Her ne kadar filozoflar aynı nehirde iki kere yıkanmak mümkün değildir demişlerse de, yaşananlar 1925 yılını ne kadar da andırıyor! O günlerde de Cumhuriyet Halk Fırkası, yükselen muhalefeti sindirmek, iktidarını mutlaklaştırmak için Takrir-i Sükûn (Düzeni Sağlama) Kanunu'nu çıkartmıştı. Bu kanun, hükümete, toplumsal düzeni, huzur ve sükûnu bozmaya yönelik faaliyette bulunan örgütlenmeleri, kışkırtmaları, yüreklendirmeleri, girişimleri ve yayınları kendi başına yasaklamaya yetkili kılıyordu.
Bu kanunla toplumsal düzenin nasıl sağlandığını tahmin etmek pek zor değil! Huzur ve sükûnu bozduğu gerekçesiyle önce hakları için ayağa kalkan Kürt halkı üzerine gidildi, katliam üzerine katliam gerçekleştirildi, ardından muhalefet partisi hiçbir somut gerekçe olmadan kapatıldı, muhalif ve sol basın üzerinde terör estirildi, Kemalistlerin kısa bir süre öncesine kadar omuz omza çalıştığı liberal İslamcılar hain ve düşman (siz paralel diye anlayınız) ilan edildi. Nazım Hikmet, "Yaşamak güzel şey be kardeşim" adlı otobiyografik romanında, o günleri şu sözlerle anlatıyordu: "Yüreğim tıpkı o takip edildiğimi sandığım akşamki gibi kötü, alçak, hızlı atıyor. Gazeteler İstanbul’da, Ankara’da komünistlerin yakalandığını, İstiklal Mahkemesi’nde yargılanacaklarını, ele geçmeyenlerin de şiddetle arandığını yazıyordu. Ele geçmeyenler arasında ben de vardım."
Aradan doksan yıl geçtikten sonra, kamu düzeninin sağlanmasında bir kez daha demokrasiyle ilgisi olmayan bir yasanın yardımına başvuruluyor. Günümüzün Takrir-i Sükûn Kanunu'na göre en küçük bir demokratik hak arama girişiminde bulunmanız bile, sizi âdeta bir terör suçlusu konumuna sokuyor. İç Güvenlik Yasası kabul edildiğinde, her şeyden önce polis yargı kararı olmadan bir kişiyi 48 saate kadar gözaltında tutabilecek. Yani idare, yargının görevini üstlenmiş olacak ve TC'nin hukuk devleti değil de guguk devleti olduğu bir kez daha ispatlanacak.
Yeni yasayla birlikte, insanların anayasal haklarını kullanarak gösteri ve yürüyüş yapmaları neredeyse imkânsız hale getiriliyor.

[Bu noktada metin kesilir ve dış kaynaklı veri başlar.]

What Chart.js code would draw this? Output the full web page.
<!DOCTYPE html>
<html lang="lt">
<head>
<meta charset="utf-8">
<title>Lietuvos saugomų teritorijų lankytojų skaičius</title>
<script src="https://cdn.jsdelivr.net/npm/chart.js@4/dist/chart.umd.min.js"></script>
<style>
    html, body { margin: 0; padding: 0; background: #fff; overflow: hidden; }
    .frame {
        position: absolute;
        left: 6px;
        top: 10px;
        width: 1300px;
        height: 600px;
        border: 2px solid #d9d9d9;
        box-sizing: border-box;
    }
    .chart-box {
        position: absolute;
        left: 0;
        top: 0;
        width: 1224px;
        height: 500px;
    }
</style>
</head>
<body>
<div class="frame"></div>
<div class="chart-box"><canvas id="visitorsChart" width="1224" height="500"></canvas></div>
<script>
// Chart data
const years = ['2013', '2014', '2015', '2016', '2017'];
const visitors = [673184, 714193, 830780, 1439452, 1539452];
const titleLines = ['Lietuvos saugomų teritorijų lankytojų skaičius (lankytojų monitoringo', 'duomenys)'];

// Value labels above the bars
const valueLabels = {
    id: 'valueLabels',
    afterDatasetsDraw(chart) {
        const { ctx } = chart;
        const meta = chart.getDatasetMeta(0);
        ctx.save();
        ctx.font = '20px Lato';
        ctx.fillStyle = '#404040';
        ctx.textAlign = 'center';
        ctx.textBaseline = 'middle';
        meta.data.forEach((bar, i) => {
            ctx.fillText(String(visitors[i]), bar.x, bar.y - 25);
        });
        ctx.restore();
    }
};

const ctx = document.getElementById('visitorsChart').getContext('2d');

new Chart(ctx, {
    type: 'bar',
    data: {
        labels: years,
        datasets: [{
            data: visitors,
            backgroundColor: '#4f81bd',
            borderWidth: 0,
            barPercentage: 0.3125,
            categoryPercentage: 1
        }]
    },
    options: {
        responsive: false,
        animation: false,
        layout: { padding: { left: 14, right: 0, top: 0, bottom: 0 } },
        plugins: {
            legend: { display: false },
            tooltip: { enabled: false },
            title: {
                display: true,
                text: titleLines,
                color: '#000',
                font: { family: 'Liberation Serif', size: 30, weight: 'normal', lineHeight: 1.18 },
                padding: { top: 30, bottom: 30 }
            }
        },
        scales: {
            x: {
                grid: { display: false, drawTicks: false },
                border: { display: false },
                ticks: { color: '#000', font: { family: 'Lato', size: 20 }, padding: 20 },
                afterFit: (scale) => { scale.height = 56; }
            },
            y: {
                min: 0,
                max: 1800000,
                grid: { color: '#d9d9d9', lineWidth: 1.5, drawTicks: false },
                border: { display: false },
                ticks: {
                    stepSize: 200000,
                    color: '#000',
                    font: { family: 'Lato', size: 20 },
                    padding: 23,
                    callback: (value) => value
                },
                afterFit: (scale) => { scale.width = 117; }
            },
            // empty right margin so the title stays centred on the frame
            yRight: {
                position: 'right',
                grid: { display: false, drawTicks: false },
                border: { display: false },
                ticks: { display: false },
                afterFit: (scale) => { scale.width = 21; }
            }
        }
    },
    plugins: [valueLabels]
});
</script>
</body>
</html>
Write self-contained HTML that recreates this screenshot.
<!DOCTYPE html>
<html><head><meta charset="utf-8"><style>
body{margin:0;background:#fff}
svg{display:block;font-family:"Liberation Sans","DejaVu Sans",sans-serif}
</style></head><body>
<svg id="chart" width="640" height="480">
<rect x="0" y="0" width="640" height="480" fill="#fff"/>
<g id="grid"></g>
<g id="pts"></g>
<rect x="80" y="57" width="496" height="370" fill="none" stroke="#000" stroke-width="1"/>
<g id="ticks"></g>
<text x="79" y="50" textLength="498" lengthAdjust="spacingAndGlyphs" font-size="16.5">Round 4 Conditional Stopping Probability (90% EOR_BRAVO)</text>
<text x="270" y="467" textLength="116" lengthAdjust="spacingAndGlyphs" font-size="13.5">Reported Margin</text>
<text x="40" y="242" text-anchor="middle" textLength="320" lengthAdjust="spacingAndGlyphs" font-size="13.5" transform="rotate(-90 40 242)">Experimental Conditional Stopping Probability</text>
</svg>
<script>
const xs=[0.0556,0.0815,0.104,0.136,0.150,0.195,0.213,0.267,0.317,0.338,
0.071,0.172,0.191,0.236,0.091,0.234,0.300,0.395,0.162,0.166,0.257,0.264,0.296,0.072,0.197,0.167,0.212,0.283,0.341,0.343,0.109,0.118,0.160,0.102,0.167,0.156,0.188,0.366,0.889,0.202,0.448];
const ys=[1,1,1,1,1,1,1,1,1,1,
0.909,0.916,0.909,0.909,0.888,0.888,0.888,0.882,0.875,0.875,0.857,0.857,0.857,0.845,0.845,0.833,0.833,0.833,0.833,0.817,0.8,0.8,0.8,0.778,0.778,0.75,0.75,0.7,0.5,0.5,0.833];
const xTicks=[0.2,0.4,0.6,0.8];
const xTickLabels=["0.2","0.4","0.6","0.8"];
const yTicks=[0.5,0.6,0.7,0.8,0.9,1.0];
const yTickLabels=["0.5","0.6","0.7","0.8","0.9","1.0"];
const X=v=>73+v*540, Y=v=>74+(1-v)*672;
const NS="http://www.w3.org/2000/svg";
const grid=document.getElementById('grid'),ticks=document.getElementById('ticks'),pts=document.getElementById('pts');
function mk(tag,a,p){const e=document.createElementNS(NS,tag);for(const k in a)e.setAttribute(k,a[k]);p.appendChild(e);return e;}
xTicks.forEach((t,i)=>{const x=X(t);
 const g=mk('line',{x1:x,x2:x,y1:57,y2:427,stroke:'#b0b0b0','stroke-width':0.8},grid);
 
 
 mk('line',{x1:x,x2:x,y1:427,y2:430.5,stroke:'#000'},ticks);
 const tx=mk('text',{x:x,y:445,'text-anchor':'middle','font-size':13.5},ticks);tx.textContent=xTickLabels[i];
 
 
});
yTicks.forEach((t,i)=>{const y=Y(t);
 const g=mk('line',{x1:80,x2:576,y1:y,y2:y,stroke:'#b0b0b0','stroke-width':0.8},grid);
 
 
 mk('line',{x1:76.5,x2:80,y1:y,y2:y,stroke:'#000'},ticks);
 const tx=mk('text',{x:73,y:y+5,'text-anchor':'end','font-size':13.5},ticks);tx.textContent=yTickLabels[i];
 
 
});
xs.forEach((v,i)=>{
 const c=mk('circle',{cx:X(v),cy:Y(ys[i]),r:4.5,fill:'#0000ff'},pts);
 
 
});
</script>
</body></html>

Bir gösteride oluşan zarar ziyan, bundan böyle kolektif bir suç kabul edilecek ve yakalanan göstericilere ödetilecek. Yani bir gösteride kitlenin içine karışmış olan sivil polisler, çantalarındaki molotofları sağa sola sallayarak iki otobüs ve beş bankamatik yaktığında, oluşan zarar ziyan orada anayasal haklarını kullanmak amacıyla bulunan insanlara ödetilecek.
Yüzünde maske takan eylemciler yıllara varan hapis cezalarına çarptırılabilecek. Yine anayasal hakkınızı kullanarak bir gösteriye katılmak istediğinizi varsayalım; siz siz olun, polisler üzerinize gaz bombaları yağdırmaya başladığında sakın korunma amacıyla ağzınızı burnunuzu mendil, atkı, fular ya da poşuyla kapayayım demeyin! Beş yılınız dört duvar arasında kolaylıkla geçebilir.
Yeni yasa, toplumsal olaylarda polise silah kullanma yetkisi de veriyor. Bunun ne anlama geldiğini kestirmek pek zor değil. Bu madde ile toplumsal olaylara katılanların öldürülmesi meşrulaştırılıyor, silah kullanması için polis cesaretlendiriliyor, Ali İsmail, Berkin, Abdullah, Medeni ve Ethem’i katledenlerin daha rahat davranmasının, mahkemelerde gereksiz yere rahatsız edilmemelerinin önü açılıyor.
Kısacası, kamu düzeni terör, baskı, şiddet ve zorla sağlanmaya çalışılıyor. "Devlet baba"nın iktidarını perçinlemekte her türlü şiddete başvurması, kendi küçük dünyalarında iktidar arayışı içinde olanların şiddete başvurmasının da önünü açmaktadır. Daha fazla Özgecan'ın katledilmemesi için hem iç güvenlik yasasına, hem de devlet babanın kendisine var gücümüzle karşı çıkmamız gerekir.